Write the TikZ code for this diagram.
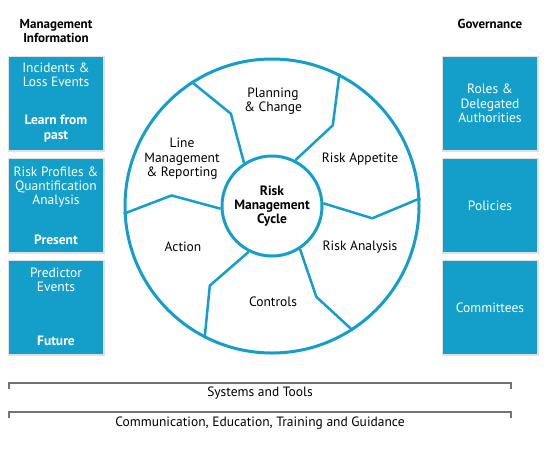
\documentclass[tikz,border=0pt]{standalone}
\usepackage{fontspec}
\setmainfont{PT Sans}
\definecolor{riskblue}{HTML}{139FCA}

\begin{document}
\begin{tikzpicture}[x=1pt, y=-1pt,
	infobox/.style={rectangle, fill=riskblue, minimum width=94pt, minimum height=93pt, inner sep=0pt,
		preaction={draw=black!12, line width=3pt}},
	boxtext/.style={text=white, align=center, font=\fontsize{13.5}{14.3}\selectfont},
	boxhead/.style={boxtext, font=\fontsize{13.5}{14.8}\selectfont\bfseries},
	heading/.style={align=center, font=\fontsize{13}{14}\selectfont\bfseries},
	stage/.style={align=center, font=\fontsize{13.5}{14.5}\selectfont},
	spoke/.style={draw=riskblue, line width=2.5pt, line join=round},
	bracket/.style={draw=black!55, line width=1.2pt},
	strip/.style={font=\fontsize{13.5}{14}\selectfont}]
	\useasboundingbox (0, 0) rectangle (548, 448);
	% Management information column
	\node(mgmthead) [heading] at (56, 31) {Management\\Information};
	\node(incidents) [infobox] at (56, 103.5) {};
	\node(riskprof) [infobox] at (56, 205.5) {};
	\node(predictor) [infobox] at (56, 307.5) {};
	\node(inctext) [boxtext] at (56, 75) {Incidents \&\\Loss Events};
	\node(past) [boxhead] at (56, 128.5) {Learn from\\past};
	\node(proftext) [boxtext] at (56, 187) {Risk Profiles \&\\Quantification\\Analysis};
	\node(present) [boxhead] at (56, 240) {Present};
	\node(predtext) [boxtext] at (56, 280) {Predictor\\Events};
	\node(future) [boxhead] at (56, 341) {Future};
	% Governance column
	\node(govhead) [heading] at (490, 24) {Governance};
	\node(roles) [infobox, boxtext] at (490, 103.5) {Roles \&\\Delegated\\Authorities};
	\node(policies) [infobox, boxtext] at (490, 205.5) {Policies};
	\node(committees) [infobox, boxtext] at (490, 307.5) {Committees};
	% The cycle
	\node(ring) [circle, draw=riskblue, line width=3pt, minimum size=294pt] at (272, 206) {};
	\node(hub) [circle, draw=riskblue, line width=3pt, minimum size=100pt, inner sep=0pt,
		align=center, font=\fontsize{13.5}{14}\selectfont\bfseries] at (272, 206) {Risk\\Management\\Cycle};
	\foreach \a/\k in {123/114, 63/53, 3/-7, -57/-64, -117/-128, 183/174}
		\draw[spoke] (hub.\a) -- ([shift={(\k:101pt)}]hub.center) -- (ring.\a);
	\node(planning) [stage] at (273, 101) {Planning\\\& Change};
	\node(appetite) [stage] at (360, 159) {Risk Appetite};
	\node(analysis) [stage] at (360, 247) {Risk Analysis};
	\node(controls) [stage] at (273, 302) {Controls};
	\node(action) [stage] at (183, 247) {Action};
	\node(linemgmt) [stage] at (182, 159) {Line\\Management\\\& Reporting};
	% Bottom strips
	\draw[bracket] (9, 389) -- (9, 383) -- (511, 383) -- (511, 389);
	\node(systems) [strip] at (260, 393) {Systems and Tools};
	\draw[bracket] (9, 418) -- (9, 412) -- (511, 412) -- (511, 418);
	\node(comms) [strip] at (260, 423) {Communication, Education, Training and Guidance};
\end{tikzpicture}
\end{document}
++++++++++
_TASK INSTRUCTIONS:_ Reproduce every line of the material precisely, omitting its pictures.

_WORKED SOLUTION:_
Write the TikZ code for this diagram.
\documentclass[tikz,border=0pt]{standalone}
\usepackage{fontspec}
\setmainfont{PT Sans}
\definecolor{riskblue}{HTML}{139FCA}

\begin{document}
\begin{tikzpicture}[x=1pt, y=-1pt,
	infobox/.style={rectangle, fill=riskblue, minimum width=94pt, minimum height=93pt, inner sep=0pt,
		preaction={draw=black!12, line width=3pt}},
	boxtext/.style={text=white, align=center, font=\fontsize{13.5}{14.3}\selectfont},
	boxhead/.style={boxtext, font=\fontsize{13.5}{14.8}\selectfont\bfseries},
	heading/.style={align=center, font=\fontsize{13}{14}\selectfont\bfseries},
	stage/.style={align=center, font=\fontsize{13.5}{14.5}\selectfont},
	spoke/.style={draw=riskblue, line width=2.5pt, line join=round},
	bracket/.style={draw=black!55, line width=1.2pt},
	strip/.style={font=\fontsize{13.5}{14}\selectfont}]
	\useasboundingbox (0, 0) rectangle (548, 448);
	% Management information column
	\node(mgmthead) [heading] at (56, 31) {Management\\Information};
	\node(incidents) [infobox] at (56, 103.5) {};
	\node(riskprof) [infobox] at (56, 205.5) {};
	\node(predictor) [infobox] at (56, 307.5) {};
	\node(inctext) [boxtext] at (56, 75) {Incidents \&\\Loss Events};
	\node(past) [boxhead] at (56, 128.5) {Learn from\\past};
	\node(proftext) [boxtext] at (56, 187) {Risk Profiles \&\\Quantification\\Analysis};
	\node(present) [boxhead] at (56, 240) {Present};
	\node(predtext) [boxtext] at (56, 280) {Predictor\\Events};
	\node(future) [boxhead] at (56, 341) {Future};
	% Governance column
	\node(govhead) [heading] at (490, 24) {Governance};
	\node(roles) [infobox, boxtext] at (490, 103.5) {Roles \&\\Delegated\\Authorities};
	\node(policies) [infobox, boxtext] at (490, 205.5) {Policies};
	\node(committees) [infobox, boxtext] at (490, 307.5) {Committees};
	% The cycle
	\node(ring) [circle, draw=riskblue, line width=3pt, minimum size=294pt] at (272, 206) {};
	\node(hub) [circle, draw=riskblue, line width=3pt, minimum size=100pt, inner sep=0pt,
		align=center, font=\fontsize{13.5}{14}\selectfont\bfseries] at (272, 206) {Risk\\Management\\Cycle};
	\foreach \a/\k in {123/114, 63/53, 3/-7, -57/-64, -117/-128, 183/174}
		\draw[spoke] (hub.\a) -- ([shift={(\k:101pt)}]hub.center) -- (ring.\a);
	\node(planning) [stage] at (273, 101) {Planning\\\& Change};
	\node(appetite) [stage] at (360, 159) {Risk Appetite};
	\node(analysis) [stage] at (360, 247) {Risk Analysis};
	\node(controls) [stage] at (273, 302) {Controls};
	\node(action) [stage] at (183, 247) {Action};
	\node(linemgmt) [stage] at (182, 159) {Line\\Management\\\& Reporting};
	% Bottom strips
	\draw[bracket] (9, 389) -- (9, 383) -- (511, 383) -- (511, 389);
	\node(systems) [strip] at (260, 393) {Systems and Tools};
	\draw[bracket] (9, 418) -- (9, 412) -- (511, 412) -- (511, 418);
	\node(comms) [strip] at (260, 423) {Communication, Education, Training and Guidance};
\end{tikzpicture}
\end{document}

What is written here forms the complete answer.